══ Record list ══
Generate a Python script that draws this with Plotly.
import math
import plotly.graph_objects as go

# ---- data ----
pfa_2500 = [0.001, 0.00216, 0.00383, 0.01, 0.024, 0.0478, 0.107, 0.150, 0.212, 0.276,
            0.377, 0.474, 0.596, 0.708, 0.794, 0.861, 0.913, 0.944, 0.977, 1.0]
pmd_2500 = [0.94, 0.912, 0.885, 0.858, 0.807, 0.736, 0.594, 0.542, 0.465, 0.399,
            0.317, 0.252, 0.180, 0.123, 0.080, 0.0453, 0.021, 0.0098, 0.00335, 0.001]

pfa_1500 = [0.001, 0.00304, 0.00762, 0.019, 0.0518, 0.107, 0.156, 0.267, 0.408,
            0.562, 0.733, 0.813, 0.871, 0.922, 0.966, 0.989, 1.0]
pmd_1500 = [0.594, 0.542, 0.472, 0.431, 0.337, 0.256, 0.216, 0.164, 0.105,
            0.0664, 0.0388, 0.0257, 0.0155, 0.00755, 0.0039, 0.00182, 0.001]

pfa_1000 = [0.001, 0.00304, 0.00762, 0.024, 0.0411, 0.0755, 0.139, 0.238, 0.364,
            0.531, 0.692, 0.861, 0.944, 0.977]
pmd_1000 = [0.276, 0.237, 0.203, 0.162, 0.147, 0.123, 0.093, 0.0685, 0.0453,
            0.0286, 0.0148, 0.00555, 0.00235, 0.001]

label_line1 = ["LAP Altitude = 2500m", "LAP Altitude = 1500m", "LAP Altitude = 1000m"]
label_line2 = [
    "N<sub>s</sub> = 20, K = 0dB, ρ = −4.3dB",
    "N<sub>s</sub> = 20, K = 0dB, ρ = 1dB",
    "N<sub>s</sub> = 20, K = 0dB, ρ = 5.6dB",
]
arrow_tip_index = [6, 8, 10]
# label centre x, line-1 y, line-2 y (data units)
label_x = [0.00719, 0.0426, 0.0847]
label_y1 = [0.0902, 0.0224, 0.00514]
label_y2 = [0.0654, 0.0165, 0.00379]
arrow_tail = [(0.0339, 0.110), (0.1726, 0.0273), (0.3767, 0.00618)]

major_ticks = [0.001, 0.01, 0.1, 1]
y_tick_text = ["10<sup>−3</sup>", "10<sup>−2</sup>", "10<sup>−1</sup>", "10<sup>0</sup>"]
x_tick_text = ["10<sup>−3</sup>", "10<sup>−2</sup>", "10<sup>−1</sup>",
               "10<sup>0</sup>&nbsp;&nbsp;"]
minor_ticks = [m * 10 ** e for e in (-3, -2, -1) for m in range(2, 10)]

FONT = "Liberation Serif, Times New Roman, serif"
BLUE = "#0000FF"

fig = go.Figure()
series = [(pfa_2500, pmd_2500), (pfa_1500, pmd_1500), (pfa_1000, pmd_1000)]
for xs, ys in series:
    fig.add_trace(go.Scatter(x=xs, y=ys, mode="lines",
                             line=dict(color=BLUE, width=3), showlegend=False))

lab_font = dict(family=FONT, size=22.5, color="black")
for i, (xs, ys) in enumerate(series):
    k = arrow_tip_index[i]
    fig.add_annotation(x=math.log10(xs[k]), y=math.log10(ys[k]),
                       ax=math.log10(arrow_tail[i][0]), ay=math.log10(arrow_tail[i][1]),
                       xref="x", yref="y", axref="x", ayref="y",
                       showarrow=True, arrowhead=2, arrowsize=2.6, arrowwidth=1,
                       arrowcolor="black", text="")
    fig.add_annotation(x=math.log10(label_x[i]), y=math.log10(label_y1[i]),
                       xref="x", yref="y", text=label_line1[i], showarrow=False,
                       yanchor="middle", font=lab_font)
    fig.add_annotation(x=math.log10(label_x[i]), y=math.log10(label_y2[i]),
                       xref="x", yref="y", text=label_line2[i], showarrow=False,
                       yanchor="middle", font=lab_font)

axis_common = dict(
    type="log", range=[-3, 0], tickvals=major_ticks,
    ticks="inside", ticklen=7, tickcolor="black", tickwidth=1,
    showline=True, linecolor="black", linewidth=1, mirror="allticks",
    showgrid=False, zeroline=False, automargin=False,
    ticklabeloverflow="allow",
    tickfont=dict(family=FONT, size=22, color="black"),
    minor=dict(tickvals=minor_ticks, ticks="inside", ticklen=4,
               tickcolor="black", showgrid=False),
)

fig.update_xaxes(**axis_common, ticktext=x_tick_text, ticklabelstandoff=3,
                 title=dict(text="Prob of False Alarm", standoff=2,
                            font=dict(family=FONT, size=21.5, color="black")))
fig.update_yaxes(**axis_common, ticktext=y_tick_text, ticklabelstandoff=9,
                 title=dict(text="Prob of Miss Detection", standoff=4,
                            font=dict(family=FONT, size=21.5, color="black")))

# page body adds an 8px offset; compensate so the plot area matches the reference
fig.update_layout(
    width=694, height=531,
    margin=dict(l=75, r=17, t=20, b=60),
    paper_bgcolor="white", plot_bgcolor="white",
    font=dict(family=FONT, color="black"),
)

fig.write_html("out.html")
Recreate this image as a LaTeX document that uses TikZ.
═══
=== Problem to solve ===
From the first line above through the line that contains "0.0098, 0.00335, 0.001]", quote each line exactly. Output nothing more.

=== Reply ===
Generate a Python script that draws this with Plotly.
import math
import plotly.graph_objects as go

# ---- data ----
pfa_2500 = [0.001, 0.00216, 0.00383, 0.01, 0.024, 0.0478, 0.107, 0.150, 0.212, 0.276,
            0.377, 0.474, 0.596, 0.708, 0.794, 0.861, 0.913, 0.944, 0.977, 1.0]
pmd_2500 = [0.94, 0.912, 0.885, 0.858, 0.807, 0.736, 0.594, 0.542, 0.465, 0.399,
            0.317, 0.252, 0.180, 0.123, 0.080, 0.0453, 0.021, 0.0098, 0.00335, 0.001]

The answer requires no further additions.